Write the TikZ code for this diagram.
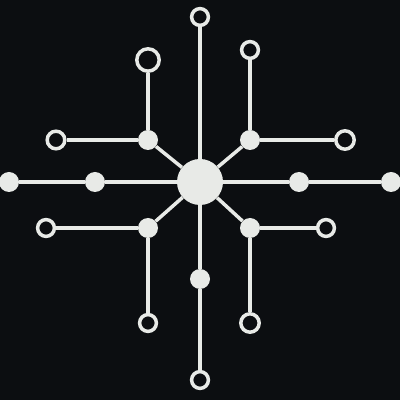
\documentclass[tikz,border=0pt]{standalone}
\usepackage{tikz}
\usetikzlibrary{positioning, calc, backgrounds}
\usepackage{xcolor}
\definecolor{ink}{HTML}{0C0E11}
\definecolor{chalk}{HTML}{E8EAE7}

\tikzset{
    wire/.style={chalk, line width=2.5pt},
    hub/.style={circle, fill=chalk, inner sep=0pt, minimum size=1.15cm},
    joint/.style={circle, fill=chalk, inner sep=0pt, minimum size=0.5cm},
    pad/.style={circle, draw=chalk, fill=ink, line width=2.5pt, inner sep=0pt, minimum size=0.42cm}
}

\begin{document}
\begin{tikzpicture}
    \useasboundingbox (-5, 4.55) rectangle (5, -5.45);

    % Hub
    \node[hub] (hub) at (0, 0) {};

    % Main axis
    \node[pad] (north) at (0, 4.125) {};
    \node[joint] (south1) at (0, -2.425) {};
    \node[pad] (south2) at (0, -4.95) {};
    \node[joint] (west1) at (-2.625, 0) {};
    \node[joint] (west2) at (-4.775, 0) {};
    \node[joint] (east1) at (2.475, 0) {};
    \node[joint] (east2) at (4.775, 0) {};

    % Diagonal joints
    \node[joint] (nw) at (-1.3, 1.05) {};
    \node[joint] (ne) at (1.25, 1.05) {};
    \node[joint] (sw) at (-1.3, -1.15) {};
    \node[joint] (se) at (1.25, -1.15) {};

    % Branch ends
    \node[pad, minimum size=0.56cm] (nwup) at (-1.3, 3.05) {};
    \node[pad, minimum size=0.44cm] (nwleft) at (-3.6, 1.05) {};
    \node[pad] (neup) at (1.25, 3.3) {};
    \node[pad, minimum size=0.46cm] (neright) at (3.625, 1.05) {};
    \node[pad] (swleft) at (-3.85, -1.15) {};
    \node[pad] (swdown) at (-1.3, -3.525) {};
    \node[pad] (seright) at (3.15, -1.15) {};
    \node[pad, minimum size=0.46cm] (sedown) at (1.25, -3.525) {};

    % Background and connectors
    \begin{scope}[on background layer]
        \fill[ink] (-5, 4.55) rectangle (5, -5.45);
        \draw[wire] (north) -- (hub) -- (south1) -- (south2);
        \draw[wire] (west2) -- (west1) -- (hub) -- (east1) -- (east2);
        \draw[wire] (hub) -- (nw);
        \draw[wire] (hub) -- (ne);
        \draw[wire] (hub) -- (sw);
        \draw[wire] (hub) -- (se);
        \draw[wire] (nwup) -- (nw) -- (nwleft);
        \draw[wire] (neup) -- (ne) -- (neright);
        \draw[wire] (swleft) -- (sw) -- (swdown);
        \draw[wire] (seright) -- (se) -- (sedown);
    \end{scope}
\end{tikzpicture}
\end{document}
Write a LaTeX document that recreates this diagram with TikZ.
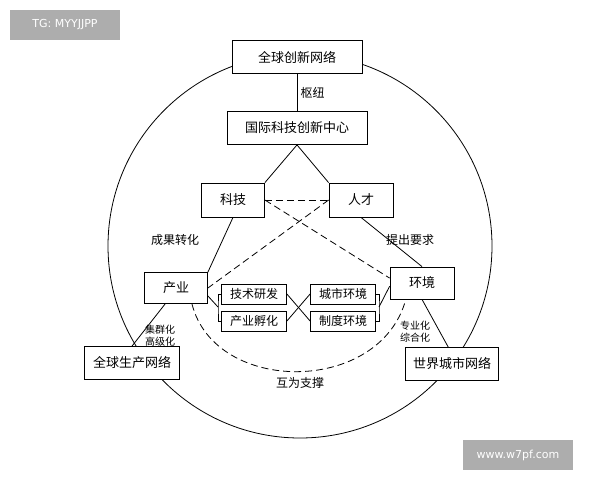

__Given request__:
Copy out all the records exactly, excluding pictures.

__Exercise result__:
Write the TikZ code for this diagram.
\documentclass[tikz,border=0pt]{standalone}
\usepackage{tikz}
\usetikzlibrary{positioning, calc, backgrounds}
\usepackage{xcolor}
\definecolor{ink}{HTML}{0C0E11}
\definecolor{chalk}{HTML}{E8EAE7}

\tikzset{
    wire/.style={chalk, line width=2.5pt},
    hub/.style={circle, fill=chalk, inner sep=0pt, minimum size=1.15cm},
    joint/.style={circle, fill=chalk, inner sep=0pt, minimum size=0.5cm},
    pad/.style={circle, draw=chalk, fill=ink, line width=2.5pt, inner sep=0pt, minimum size=0.42cm}
}

\begin{document}
\begin{tikzpicture}
    \useasboundingbox (-5, 4.55) rectangle (5, -5.45);

    % Hub
    \node[hub] (hub) at (0, 0) {};

    % Main axis
    \node[pad] (north) at (0, 4.125) {};
    \node[joint] (south1) at (0, -2.425) {};
    \node[pad] (south2) at (0, -4.95) {};
    \node[joint] (west1) at (-2.625, 0) {};
    \node[joint] (west2) at (-4.775, 0) {};
    \node[joint] (east1) at (2.475, 0) {};
    \node[joint] (east2) at (4.775, 0) {};

    % Diagonal joints
    \node[joint] (nw) at (-1.3, 1.05) {};
    \node[joint] (ne) at (1.25, 1.05) {};
    \node[joint] (sw) at (-1.3, -1.15) {};
    \node[joint] (se) at (1.25, -1.15) {};

    % Branch ends
    \node[pad, minimum size=0.56cm] (nwup) at (-1.3, 3.05) {};
    \node[pad, minimum size=0.44cm] (nwleft) at (-3.6, 1.05) {};
    \node[pad] (neup) at (1.25, 3.3) {};
    \node[pad, minimum size=0.46cm] (neright) at (3.625, 1.05) {};
    \node[pad] (swleft) at (-3.85, -1.15) {};
    \node[pad] (swdown) at (-1.3, -3.525) {};
    \node[pad] (seright) at (3.15, -1.15) {};
    \node[pad, minimum size=0.46cm] (sedown) at (1.25, -3.525) {};

    % Background and connectors
    \begin{scope}[on background layer]
        \fill[ink] (-5, 4.55) rectangle (5, -5.45);
        \draw[wire] (north) -- (hub) -- (south1) -- (south2);
        \draw[wire] (west2) -- (west1) -- (hub) -- (east1) -- (east2);
        \draw[wire] (hub) -- (nw);
        \draw[wire] (hub) -- (ne);
        \draw[wire] (hub) -- (sw);
        \draw[wire] (hub) -- (se);
        \draw[wire] (nwup) -- (nw) -- (nwleft);
        \draw[wire] (neup) -- (ne) -- (neright);
        \draw[wire] (swleft) -- (sw) -- (swdown);
        \draw[wire] (seright) -- (se) -- (sedown);
    \end{scope}
\end{tikzpicture}
\end{document}
Write a LaTeX document that recreates this diagram with TikZ.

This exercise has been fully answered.